The Jihadis overstayed their welcome once, and probably the tribes and Baathists haven't forgotten and will be just happy to bid them farewell again.

Or maybe the Jihadis didn't learn a thing and will try to take over from the Baathists and the tribes once they feel strong enough and an opportunity arises?

turcopolier

All

I would be very surprised if the rebel coalition destroyed the haditha dam. They want to capture a big piece of Iraq, not make it uninhabitable. My point concerning the armed forces of Sunni majority countries was that there really are no forces in such countries that could intervene in Iraq to prevent the insurgency from spreading to Jordan, Saudi Arabia, etc. Politics, incapacity and logistical difficulties prevent such intervention. I think that the rebel coalition will consolidate its hold over the territory it holds, there will be more fighting in the course of which the present Iraqi army will be largely destroyed and then the rebel coalition will break up. pl

Ryan

CP,

Thanks for the link. Interesting and very well connected person.

Ryan

I wouldn't think they would either, unless they felt forced, sir. If anything, instead of releasing water the ISIS could withhold it. I understand that the agricultural sector downstream is vulnerable to this. Shoot, I can even see ISIS selling Maliki the electricity. Supposedly, Assad is buying some of the oil from the eastern Syrian oil fields from al-Nusra. If this is the case it reminds me of folks selling cotton across the lines during the WBTS.

turcopolier

Ryan

IMO it is quite possible that core ISIS will try to continue its jihad into Jordan, Saudi Arabia and the Gulf States. I do not think that the Sunni tribesmen allies or the "Baathi" military forces will be willing to participate in that. the core ISIS jihadis would likely be destroyed in that process. Good. pl

Ryan

Agreed, sir.

What was that expression Tyler coined? Something involving meat? It's a good one.

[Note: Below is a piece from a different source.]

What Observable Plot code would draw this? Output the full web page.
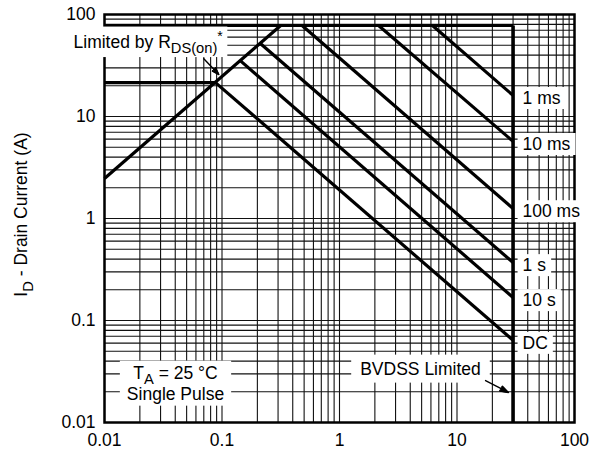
<!DOCTYPE html>
<html><head><meta charset="utf-8">
<script src="https://cdn.jsdelivr.net/npm/d3@7"></script>
<script src="https://cdn.jsdelivr.net/npm/@observablehq/plot@0.6"></script>
<style>body{margin:0;background:#fff} svg{display:block}</style>
</head><body>
<script>
// axis ticks
const xTicks = [0.01, 0.1, 1, 10, 100];
const xTickLabels = ["0.01", "0.1", "1", "10", "100"];
const yTicks = [0.01, 0.1, 1, 10, 100];
const yTickLabels = ["0.01", "0.1", "1", "10", "100"];
const yTitle = "I_{D} - Drain Current (A)";

// limit lines (VDS, ID)
const limitV1 = [0.01, 0.01, 0.01];
const limitI1 = [2.47, 78, 21.5];
const limitV2 = [0.316, 30, 0.088];
const limitI2 = [78, 78, 21.5];

// BVDSS limit
const bvV = [30, 30];
const bvI = [0.01, 78];

// pulse-width lines
const pulseLabels = ["1 ms", "10 ms", "100 ms", "1 s", "10 s", "DC"];
const pulseStartV = [6.18, 2.15, 0.48, 0.212, 0.143, 0.088];
const pulseStartI = [78, 78, 78, 52, 35.3, 21.5];
const pulseEndV = [30, 30, 30, 30, 30, 30];
const pulseEndI = [16.1, 5.7, 1.25, 0.37, 0.168, 0.064];

// annotations
const noteText = ["Limited by R_{DS(on)}^{*}", "T_{A} = 25 °C\nSingle Pulse", "BVDSS Limited"];
const noteV = [0.00545, 0.0402, 4.89];
const noteI = [53.8, 0.0247, 0.0343];
const noteAnchor = ["start", "middle", "middle"];
const notePad = [[4, 1], [7, 2], [9, 4]];

const arrowV1 = [0.070, 17.5];
const arrowI1 = [36.8, 0.0258];
const arrowV2 = [0.094, 27.4];
const arrowI2 = [25.8, 0.0197];

// tables
const limits = limitV1.map((v, i) => ({x1: v, y1: limitI1[i], x2: limitV2[i], y2: limitI2[i]}));
const bv = [{x1: bvV[0], y1: bvI[0], x2: bvV[1], y2: bvI[1]}];
const pulses = pulseLabels.map((l, i) => ({label: l, x1: pulseStartV[i], y1: pulseStartI[i], x2: pulseEndV[i], y2: pulseEndI[i]}));
const notes = noteText.map((t, i) => ({text: t, x: noteV[i], y: noteI[i], anchor: noteAnchor[i], pad: notePad[i]}));
const arrows = arrowV1.map((v, i) => ({x1: v, y1: arrowI1[i], x2: arrowV2[i], y2: arrowI2[i]}));
const gridVals = d3.scaleLog().domain([0.01, 100]).ticks();

const FONT = "'Liberation Sans', Arial, Helvetica, sans-serif";

const chart = Plot.plot({
  width: 589, height: 451,
  marginLeft: 104, marginRight: 15, marginTop: 14, marginBottom: 29,
  style: {fontFamily: FONT, fontSize: "17.5px", color: "#000", background: "#fff"},
  x: {type: "log", domain: [0.01, 100], ticks: xTicks, tickFormat: d => xTickLabels[xTicks.indexOf(d)], tickSize: 0, tickPadding: 11, label: null},
  y: {type: "log", domain: [0.01, 100], ticks: yTicks, tickFormat: d => yTickLabels[yTicks.indexOf(d)], tickSize: 0, tickPadding: 9, label: null},
  marks: [
    Plot.ruleX(gridVals, {stroke: "#111", strokeWidth: 1.1}),
    Plot.ruleY(gridVals, {stroke: "#111", strokeWidth: 1.1}),
    Plot.frame({stroke: "#000", strokeWidth: 2.5}),
    Plot.link(limits, {x1: "x1", y1: "y1", x2: "x2", y2: "y2", stroke: "#000", strokeWidth: 3.2}),
    Plot.link(pulses, {x1: "x1", y1: "y1", x2: "x2", y2: "y2", stroke: "#000", strokeWidth: 3.2}),
    Plot.link(bv, {x1: "x1", y1: "y1", x2: "x2", y2: "y2", stroke: "#000", strokeWidth: 3.6}),
    Plot.text(pulses, {x: "x2", y: "y2", text: "label", textAnchor: "start", lineAnchor: "middle", dx: 9.5, dy: 3, fill: "#000"}),
    Plot.text(notes.filter(d => d.anchor === "start"), {x: "x", y: "y", text: "text", textAnchor: "start", lineAnchor: "middle", fill: "#000"}),
    Plot.text(notes.filter(d => d.anchor === "middle"), {x: "x", y: "y", text: "text", textAnchor: "middle", lineAnchor: "middle", lineHeight: 1.2, fill: "#000"}),
    Plot.arrow(arrows, {x1: "x1", y1: "y1", x2: "x2", y2: "y2", stroke: "#000", strokeWidth: 1.4, headLength: 10, headAngle: 36, ariaLabel: "arrow"}),
    Plot.text([yTitle], {frameAnchor: "left", dx: -83, dy: -4, rotate: -90, textAnchor: "middle", lineAnchor: "middle", fill: "#000"})
  ]
});
document.body.append(chart);

const NS = "http://www.w3.org/2000/svg";
const strip = s => s.replace(/[_^]\{([^}]*)\}/g, "$1").replace(/\n/g, "");

// white boxes behind labels, matched by content
const padByText = new Map();
pulseLabels.forEach(l => padByText.set(l, [5, 1]));
notes.forEach(n => padByText.set(strip(n.text), n.pad));

function richify(el) {
  const s = el.textContent;
  if (!/[_^]\{/.test(s)) return;
  el.textContent = "";
  let off = 0;
  const add = (txt, target, size) => {
    const t = document.createElementNS(NS, "tspan");
    t.textContent = txt;
    const dy = target - off;
    if (dy) t.setAttribute("dy", dy);
    off = target;
    if (size) t.setAttribute("font-size", size);
    el.appendChild(t);
  };
  const re = /([_^])\{([^}]*)\}/g;
  let last = 0, m;
  while ((m = re.exec(s))) {
    if (m.index > last) add(s.slice(last, m.index), 0);
    if (m[1] === "_") add(m[2], 5.5, "0.84em"); else add(m[2], -7, "0.8em");
    last = re.lastIndex;
  }
  if (last < s.length) add(s.slice(last), 0);
}
const allTexts = Array.from(chart.querySelectorAll("text"));
allTexts.forEach(t => {
  const kids = Array.from(t.children).filter(c => c.tagName === "tspan");
  if (kids.length) kids.forEach(richify); else richify(t);
});
allTexts.forEach(t => {
  const key = t.textContent;
  if (!padByText.has(key)) return;
  const [px, py] = padByText.get(key);
  const b = t.getBBox();
  const r = document.createElementNS(NS, "rect");
  r.setAttribute("x", b.x - px);
  r.setAttribute("y", b.y - py);
  r.setAttribute("width", b.width + 2 * px);
  r.setAttribute("height", b.height + 2 * py);
  r.setAttribute("fill", "#fff");
  r.setAttribute("stroke", "none");
  const tr = t.getAttribute("transform");
  if (tr) r.setAttribute("transform", tr);
  t.parentNode.insertBefore(r, t);
});

// fill the arrow heads (solid triangles as in the reference)
chart.querySelectorAll("path").forEach(p => {
  const g = p.closest("g");
  if (!g || g.getAttribute("aria-label") !== "arrow") return;
  const nums = (p.getAttribute("d").match(/-?\d*\.?\d+(?:e[-+]?\d+)?/gi) || []).map(Number);
  if (nums.length < 6) return;
  const pts = nums.slice(-6);
  const poly = document.createElementNS(NS, "polygon");
  poly.setAttribute("points", `${pts[0]},${pts[1]} ${pts[2]},${pts[3]} ${pts[4]},${pts[5]}`);
  poly.setAttribute("fill", "#000");
  poly.setAttribute("stroke", "#000");
  poly.setAttribute("stroke-width", "1");
  const tr = p.getAttribute("transform");
  if (tr) poly.setAttribute("transform", tr);
  p.parentNode.appendChild(poly);
});
</script>
</body></html>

I can see the Ba'athists and the others wishing to see this as it eliminates a future problem for them.

different clue

Ryan,
Tyler's expression was Meat Shield. Since I have zero military knowledge I didn't know if this
was partway meanable as a play on Heat Shield, such as what the spaceflight re-entry vehicles had for sacrificial ablation on traveling back home through the atmosphere . . . to protect the people behind the Heat Shield.